We do have the KVM platform that offers the synchronous switch, which performs better if you have bare-metal virtualization support.


Do you mean "rump kernels" or "Rumprun kernel"?

The former is a set of kernel libraries derived from NetBSD, and the latter is a Unikernel built based on the former. gVisor is different in a couple of ways: 1) gVisor is written from scratch using Go for its memory and type safety; 2) gVisor tends to be compatible with Linux which most people use. In theory, gVisor can be restructured as a Unikernel, but we still like to pertain the ring privilege boundary for additional isolation. We are working on an academic paper which will have more details.

I work on gVisor (TL/M and Co-Founder).


Go is not memorysafe unless one restricts the application to single CPU thread. Is it done in gVisor?


This is true, Go is not memory safe in the presence of data races, and data races are possible in safe Go.

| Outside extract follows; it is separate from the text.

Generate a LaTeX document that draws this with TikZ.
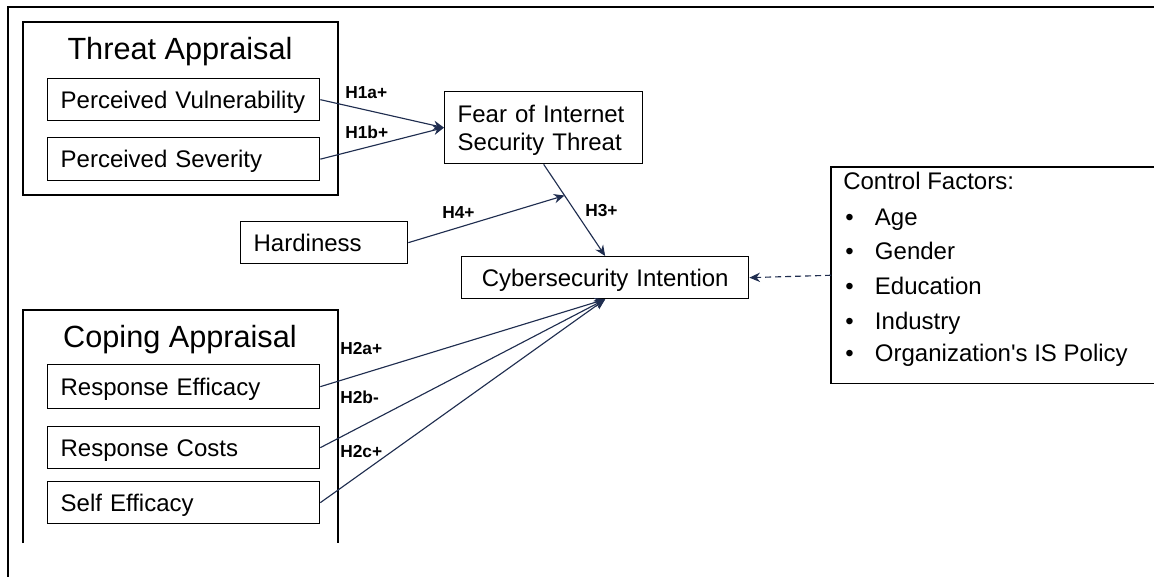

But they're also generally easy to code-review out. There's definitely a huge difference between C and Go, regardless of this one caveat to Go's memory safety guarantees.

They aren't using single threaded Go from what I can see.


Data races are not easy to "code review out". That is contrary to decades of experience. All you have to do in Go to get a race is to close over a for loop induction variable in a goroutine.

There is not a large difference between C and Go here. In fact, races might be easier in Go than in C, because it's easier for goroutines to close over mutable variables.


> That is contrary to decades of experience.

In languages like C and C++.

I haven't really seen this as a big problem in Go. I know of one vulnerability involving this, personally. I haven't gone looking though.

Regardless, I think there's a world of difference between C and Go when it comes to memory safety.


> I haven't really seen this as a big problem in Go.

Go certainly does have problems with data races all the time. Just Google for "golang data race": you'll find many blog posts explaining common data race gotchas in Go.

> Regardless, I think there's a world of difference between C and Go when it comes to memory safety.

Agreed.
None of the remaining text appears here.